Eine Stadt, die einer Möwe ein Denkmal baut, mag ich natürlich aus Prinzip. Ein anderer wichtiger Grund, Valparaíso zu mögen, ist, weil ich hier endlich wieder einmal an einer Mole sitzen und auf Schiffe schauen kann. Und das tue ich ausführlich. Danach gehe ich am Kai zu einem alten Brückenpfeiler, auf dem ich von Weitem Komorane habe sitzen sehen, nur um dann festzustellen, dass ein Stockwerk darunter Seelöwen liegen. Während ich sitze, schaue, staune, ihren Gebrüll zuhöre und mich frage, wie wohl die Möwen mit den roten Ringen um die Augen heißen, die neben den Kormoranen sitzen, segeln plötzlich drei Pelikane dicht über meinen Kopf. Ich stoße ein begeistertes und überraschtes „Ui!“ aus, das die Menschen meiner Umgebung zum Lachen bringt. Ich lache mit. Willkommen in Valparaíso!
Sogar der Himmel ist hier blau. Den Regen habe ich im 101km-entfernten Santiago zurückgelassen, wo die letzten Tage richtiges Schietwetter war. Hier in Valparaíso ist ideales Wanderwetter. Kurz bedaure ich, dass ich morgen kurzentschlossen weiterfliege, statt in den Anden wandern zu gehen, bis mich ein eisiger Wind streift. Nee, doch nicht schlimm. Aber jetzt erst einmal die Stadt mit dem hübschen Namen, in deren Bahngleisen gelb-orange Blumen leuchten.
Nachmittags nehme ich an meiner allererste Stadtführung auf dieser großen Reise teil. Der Stadtführer erzählt, dass die Gründung Valparaísos eher zufällig erfolgte und kein konkretes Datum benannt werden kann. Es war halt einfach plötzlich da. Das ist mir auch sehr sympathisch.
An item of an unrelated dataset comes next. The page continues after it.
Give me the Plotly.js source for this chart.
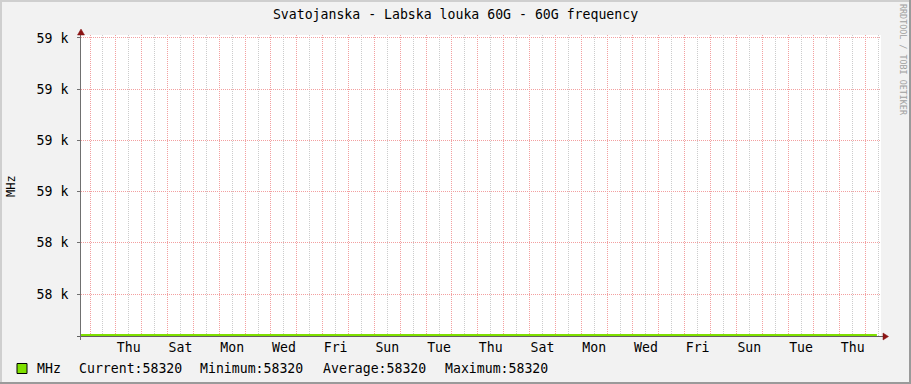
<!DOCTYPE html>
<html><head><meta charset="utf-8">
<script src="https://cdn.plot.ly/plotly-3.0.1.min.js"></script>
<style>html,body{margin:0;padding:0;background:#F2F2F2;overflow:hidden}#chart{width:911px;height:384px}</style>
</head><body><div id="chart"></div>
<script>
// ---- data ----
const sampleTimes = ['2024-01-02 15:40','2024-01-05 00:00','2024-01-09 00:00','2024-01-13 00:00','2024-01-17 00:00','2024-01-21 00:00','2024-01-25 00:00','2024-01-29 00:00','2024-02-02 10:25'];
const mhzValues = [58320,58320,58320,58320,58320,58320,58320,58320,58320];
const dayLabelDates = ['2024-01-04 12:00','2024-01-06 12:00','2024-01-08 12:00','2024-01-10 12:00','2024-01-12 12:00','2024-01-14 12:00','2024-01-16 12:00','2024-01-18 12:00','2024-01-20 12:00','2024-01-22 12:00','2024-01-24 12:00','2024-01-26 12:00','2024-01-28 12:00','2024-01-30 12:00','2024-02-01 12:00'];
const dayLabels = ['Thu','Sat','Mon','Wed','Fri','Sun','Tue','Thu','Sat','Mon','Wed','Fri','Sun','Tue','Thu'];
const yTickValues = [58400,58500,58600,58700,58800,58900];
const yTickLabels = ['58 k','58 k','59 k','59 k','59 k','59 k'];
const statNames = ['Current','Minimum','Average','Maximum'];
const statValues = [58320,58320,58320,58320];
const seriesName = 'MHz';
const titleText = 'Svatojanska - Labska louka 60G - 60G frequency';
const watermark = 'RRDTOOL / TOBI OETIKER';

// ---- layout helpers (pixel -> paper) ----
const L = 81, R = 30, T = 35, B = 48, W = 911, H = 384;
const PW = W - L - R, PH = H - T - B;
const px = p => (p - L) / PW;
const py = p => (H - B - p) / PH;
const MONO = 'DejaVu Sans Mono';
const xRange = ['2024-01-02 15:39', '2024-02-02 14:13'];
const yRange = [58318, 58320 + (H - B - T) / 0.5138];

const redGrid = 'rgb(243,160,160)';
const grayGrid = 'rgb(204,204,204)';

const trace = {
  x: sampleTimes, y: mhzValues, type: 'scatter', mode: 'lines',
  line: {color: '#7FE000', width: 2}, name: seriesName, hoverinfo: 'skip', showlegend: false
};

const shapes = [];
// frame
shapes.push({type:'line',xref:'paper',yref:'paper',x0:px(0),x1:px(W),y0:py(1),y1:py(1),line:{color:'#CFCFCF',width:2}});
shapes.push({type:'line',xref:'paper',yref:'paper',x0:px(1),x1:px(1),y0:py(0),y1:py(H),line:{color:'#CFCFCF',width:2}});
shapes.push({type:'line',xref:'paper',yref:'paper',x0:px(0),x1:px(W),y0:py(H-1),y1:py(H-1),line:{color:'#9A9A9A',width:2}});
shapes.push({type:'line',xref:'paper',yref:'paper',x0:px(W-1),x1:px(W-1),y0:py(0),y1:py(H),line:{color:'#9A9A9A',width:2}});
// axes
shapes.push({type:'line',xref:'paper',yref:'paper',x0:px(77),x1:px(884),y0:py(336.5),y1:py(336.5),line:{color:'#606060',width:1}});
shapes.push({type:'line',xref:'paper',yref:'paper',x0:px(80.5),x1:px(80.5),y0:py(340),y1:py(34),line:{color:'#707070',width:1}});
// arrowheads
shapes.push({type:'path',xref:'paper',yref:'paper',
  path:`M ${px(81)},${py(29)} L ${px(77.5)},${py(35)} L ${px(84.5)},${py(35)} Z`,
  fillcolor:'#8B1414',line:{color:'#8B1414',width:0.5}});
shapes.push({type:'path',xref:'paper',yref:'paper',
  path:`M ${px(888.5)},${py(336.5)} L ${px(883)},${py(333)} L ${px(883)},${py(340)} Z`,
  fillcolor:'#8B1414',line:{color:'#8B1414',width:0.5}});
// legend swatch
shapes.push({type:'rect',xref:'paper',yref:'paper',x0:px(17),x1:px(27),y0:py(373.5),y1:py(363.5),
  fillcolor:'#7FE000',line:{color:'#000',width:1}});

const font13 = {family: MONO, size: 13.2, color: '#000'};
const annotations = [];
annotations.push({xref:'paper',yref:'paper',x:px(34.5),y:py(368.5),xanchor:'left',yanchor:'middle',text:seriesName,showarrow:false,font:font13});
const statX = [76.8, 198, 320.7, 443];
statNames.forEach((n,i)=>{
  annotations.push({xref:'paper',yref:'paper',x:px(statX[i]),y:py(368.5),xanchor:'left',yanchor:'middle',
    text:n+':'+statValues[i],showarrow:false,font:font13});
});
annotations.push({xref:'paper',yref:'paper',x:px(11),y:py(186),xanchor:'center',yanchor:'middle',text:seriesName,
  textangle:-90,showarrow:false,font:{family:MONO,size:12,color:'#000'}});
annotations.push({xref:'paper',yref:'paper',x:px(903),y:py(60),xanchor:'center',yanchor:'middle',text:watermark,
  textangle:90,showarrow:false,font:{family:MONO,size:8.4,color:'#A0A0A0'}});

const layout = {
  width: W, height: H,
  margin: {l: L, r: R, t: T, b: B, pad: 0},
  paper_bgcolor: '#F2F2F2', plot_bgcolor: '#FFFFFF',
  showlegend: false,
  title: {text: titleText, font: font13, x: 0.5, xref: 'container', xanchor: 'center',
          y: 1 - 14/H, yref: 'container', yanchor: 'middle'},
  xaxis: {type:'date', range: xRange, tickmode:'linear', tick0:'2024-01-03 00:00', dtick: 86400000,
    showticklabels:false, ticks:'', showgrid:true, gridcolor: redGrid, griddash:'1px,1px', gridwidth:1,
    minor:{tick0:'2024-01-02 12:00', dtick:86400000, showgrid:true, gridcolor: grayGrid, griddash:'1px,1px', gridwidth:1},
    zeroline:false, showline:false, fixedrange:true},
  xaxis2: {type:'date', overlaying:'x', anchor:'y', side:'bottom', range: xRange, tickmode:'array',
    tickvals: dayLabelDates, ticktext: dayLabels, showgrid:false, ticks:'', showline:false, zeroline:false,
    tickfont: font13, ticklabelstandoff: 2, fixedrange:true},
  yaxis: {range: yRange, tickmode:'array', tickvals: yTickValues, ticktext: yTickLabels,
    showgrid:true, gridcolor: redGrid, griddash:'1px,1px', gridwidth:1, zeroline:false, showline:false,
    ticks:'outside', ticklen:3, tickcolor:'#707070', tickfont: font13, ticklabelstandoff: 6, fixedrange:true},
  shapes: shapes, annotations: annotations
};
const trace2 = {x:[xRange[0]], y:[yRange[0]-100], xaxis:'x2', type:'scatter', mode:'markers', marker:{opacity:0}, hoverinfo:'skip', showlegend:false};
Plotly.newPlot('chart', [trace, trace2], layout, {staticPlot:true, displayModeBar:false});
</script></body></html>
Bis zur Eröffnung des Panamakanals war Valparaíso ein wichtiger, wirtschaftlich starker Hafen. Seitdem ist es wirtschaftlich bergab gegangen mit der einstigen Metropole. Das merkt man auch daran, dass von den ursprünglichen 25 Stadtaufzügen nur noch fünf in Betrieb sind. Und das auswärtige Amt warnt vor der Benutzung von allen. Bei manchen fehlt nur ein einziges Ersatzteil – das seit Jahrzehnten nicht mehr erhältlich ist.
Doch Valparaíso hat sich als Straßenkunst- und Künstlerparadies selbst neu erfunden. Und tatsächlich: Die Hauswände, Treppen, Strommasten der Stadt sind bunt bemalte, besprühte und getaggte Leinwände. Ich bin begeistert.
Die Unesco würdigt mit dem Titel Weltkulturerbe, den sie Valparaíso verliehen hat, aber nicht die Straßenkunst, sondern die alten Wohnhäuser, die auf den Hügeln der Stadt stehen. Auch spielt dabei die Farbe keine Rolle, sondern die Bausubstanz. Die Häuser sind aus Adobe gebaut, dem das Klima hier nicht sehr gut tut. Und so wurde es mit Blech der Schiffsladungen abgedeckt, um es vor Feuchtigkeit zu schützen.
Ich erfahre außerdem, dass Valparaíso in seiner Blütezeit viele chilenische oder gar südamerikanische Premieren feierte: erste Straßenbeleuchtung in Chile, erste protestantische Kirche in Südamerika. Alles was cool, fortschrittlich und modern war, gab es zuerst hier. Das merke ich noch heute: Auch wenn die Stadt der Charme der Vergangenheit umweht, ist Valparaíso hip, sehr hip sogar.